Taylor has grown up and it shows in every aspect of her music. She shows maturing in a way that only Taylor can as she sings of sex and alcohol (there are 8 unique mentions of alcohol laced throughout the album), and even finally manages to throw an unexpected “shit” into track 3, I Did Something Bad – her very first public use of a curse word that wasn’t deciphered from a GIF taken from an award show. Yet none of it feels disingenuous – rather, a natural progression of a young woman and where you would expect her life to go if she weren’t like, the most famous woman in the world under 30.

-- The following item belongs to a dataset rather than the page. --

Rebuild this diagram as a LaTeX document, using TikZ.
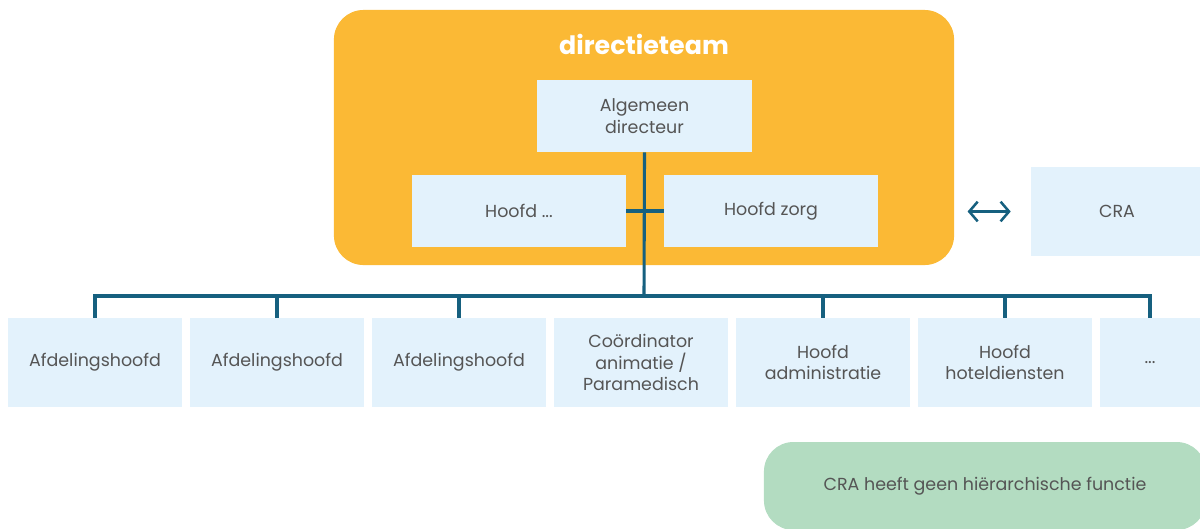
\documentclass[tikz,border=0pt]{standalone}
\usepackage{fontspec}
\setmainfont{Poppins}
\usetikzlibrary{arrows.meta}
\definecolor{teamorange}{HTML}{FBB935}
\definecolor{boxblue}{HTML}{E3F2FC}
\definecolor{linkblue}{HTML}{16607F}
\definecolor{notegreen}{HTML}{B3DCC1}
\definecolor{labelgray}{HTML}{555555}
\begin{document}
\begin{tikzpicture}[x=0.025cm, y=-0.025cm, >={Straight Barb[length=6pt,width=14pt]},
  func/.style={fill=boxblue, text=labelgray, align=center, inner sep=0pt,
    font=\fontsize{12.4}{15.2}\selectfont},
  topfunc/.style={func, minimum height=1.8cm},
  rowfunc/.style={func, minimum width=4.35cm, minimum height=2.225cm},
  link/.style={draw=linkblue, line width=2.2pt}]
  \useasboundingbox (0,0) rectangle (1200,528);
  \node[fill=teamorange, rounded corners=21pt, minimum width=15.5cm, minimum height=6.375cm] (team) at (644,137.5) {};
  \node[text=white, font=\fontsize{18}{21}\selectfont\bfseries] (title) at (644,44) {directieteam};
  \node[topfunc, minimum width=5.35cm] (ad) at (644.5,116) {Algemeen\\directeur};
  \node[topfunc, minimum width=5.35cm] (hx) at (519,211) {Hoofd ...};
  \node[topfunc, minimum width=5.35cm] (hz) at (771,211) {Hoofd zorg};
  \node[func, minimum width=4.3cm, minimum height=2.225cm] (cra) at (1117,211.5) {CRA};
  \coordinate (bus) at (644,296);
  \node[rowfunc] (r1) at (95,362.5) {Afdelingshoofd};
  \node[rowfunc] (r2) at (277,362.5) {Afdelingshoofd};
  \node[rowfunc] (r3) at (459,362.5) {Afdelingshoofd};
  \node[rowfunc] (r4) at (641,362.5) {Coördinator\\animatie /\\Paramedisch};
  \node[rowfunc] (r5) at (823,362.5) {Hoofd\\administratie};
  \node[rowfunc] (r6) at (1005,362.5) {Hoofd\\hoteldiensten};
  \node[rowfunc, minimum width=2.5cm] (r7) at (1150,362.5) {...};
  \node[func, fill=notegreen, rounded corners=21pt, minimum width=11.05cm, minimum height=2.2cm] (note) at (985,486) {CRA heeft geen hiërarchische functie};
  \draw[link] (ad.south) -- (bus);
  \draw[link] (hx.east) -- (hz.west);
  \draw[link] (r1.north) -- (r1.north |- bus) -- (r7.north |- bus) -- (r7.north);
  \foreach \r in {r2,r3,r5,r6}
    \draw[link] (\r.north) -- (\r.north |- bus);
  \draw[link, line width=1.8pt, <->, shorten <=0.33cm, shorten >=0.5cm] (team.east |- cra.west) -- (cra.west);
\end{tikzpicture}
\end{document}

When the track list was posted, just days before the album’s release, I was stoked to see that Taylor has brought back collaborations, and End Game is the perfect track to feature Tay’s best pal Ed Sheeran, and rapper friend Future, and this review really wouldn’t be complete if I didn’t discuss this masterpiece. A far cry from her previous collab with Ed, End Game is something you would never have expected to find on a Taylor Swift album, and yet after a couple of listens, it really feels like Reputation wouldn’t have been complete without it.
There are so many stand out tracks on this album – ones that make you want to dance, ones that make you feel like you can take on the world (I’m talking I Did Something Bad), ones that you relate to so strongly to that you feel as though you wrote them yourself (read: Dancing With Our Hands Tied) ones that make you feel hella sexy, and of course, ones that fill you with so much love that you can do nothing but let the salty tears roll down your cheeks and over your lips.
Through it all, through all the media battles and endless comments about her so-called man eating habits, Taylor has only ever wanted real love, and so it is only too appropriate that the record finishes with a song that highlights how she has found just that. Knowing that the woman who wrote the universal Swiftie favourite All Too Well has now written Reputation’s closing track New Year’s Day in which you are filled with the heart warming realisation that she has finally risen above the bullshit and found happiness in spite of it all, is really all that matters. Because while 11 years have passed since her self-titled debut release, and 11 years worth of ups and downs have happened during that time, underneath the new found resilience she was forced to build, she’s still just that hopeless romantic that we all fell in love with in the first place
There is nothing stronger than a woman who refuses to be torn down by her reputation. And oh my, is Taylor Swift one of the strongest of them all.
Long story short: with a little help from her dream team of producers, Taylor Swift has created her best record to date, and I have never loved her more.